Она даже не смотрит на него. Ее глаза по-прежнему вонзаются в мои, она бросается вперед и толкает меня обеими руками в грудь.
— Убирайся из моего дома! — хрипло кричит она. — Я сказала тебе, что больше никогда не хочу тебя видеть!
— Что? — Зак звучит растерянно, а за спиной Захары такое же растерянное лицо у Теодоры. — Почему?
— Что-то случилось, Захара? — Теодора спрашивает более мягко, ее мягкий голос вносит внезапное спокойствие в острую напряженность.
Захара смотрит на меня, дрожа всем телом. Я вопросительно наклоняю голову, ожидая указаний. Она ничего не говорит, ее взгляд устремлен на меня, цепь беспомощной ярости и болезненной ненависти привязывает ее ко мне.
— Кав? — спрашивает Зак.
— Не надо, — отрывисто произносит его сестра.
Я повинуюсь ей, как собака, и молчу как могила.
Сломанная просьба
Захара
Когда я в последний раз видела Якова Кавински, я поклялась, что больше никогда его не увижу.

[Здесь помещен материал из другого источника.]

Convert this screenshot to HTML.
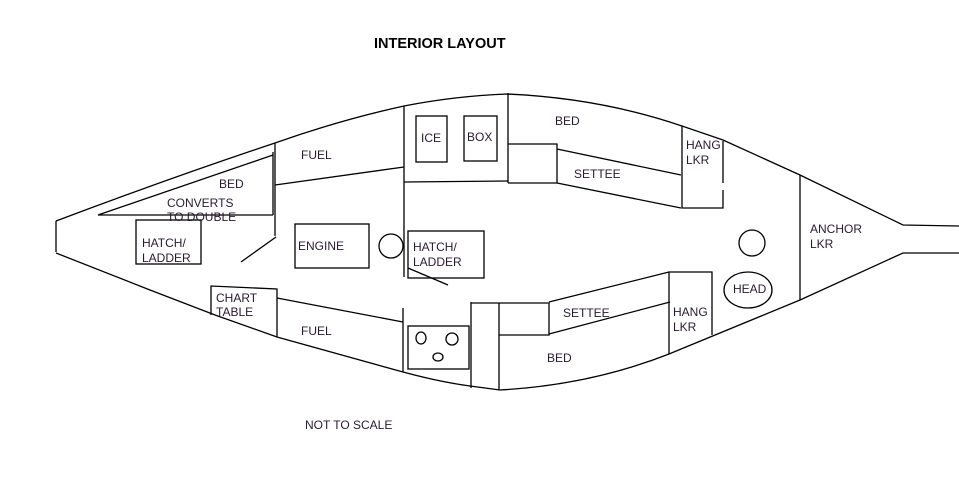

Я поклялась в этом, как в кровавой клятве древнему богу. В то время я готова была отдать жизнь, прежде чем отказаться от этой клятвы. Я никогда не хотела видеть его снова, и сейчас, когда он стоит прямо передо мной, меня переполняет такой сильный стыд и ненависть, что они жгут меня, как кислота. Мне хочется рвать и плакать.
Закари и Теодора спрашивают меня, не случилось ли чего, но это то, что я никогда не скажу им, пока жива.
Я смотрю в гробовые черные глаза этого ужасного подлеца, а он ничего не говорит.
Яков Кавинский никогда не лжет.
Единственный мужчина, с которым я рассталась, — Эрик Маттнер, и даже после этого он все равно остается тем, кто разбил мне сердце.
Мне девятнадцать, и мы вместе уже почти год. Это мои самые долгие отношения. Вернее, я думала, что это были отношения. Оглядываясь назад, я понимаю, что просто обладала неумеренной способностью к самообману.
Мои отношения с Эриком Маттнером — это еще одна смерть от тысячи порезов. Каждый порез кажется достаточно глубоким, чтобы убить меня, но этого не происходит. И вдруг однажды ночью наносится тысячный удар, режущий сердце, и наступает долгожданная метафорическая смерть.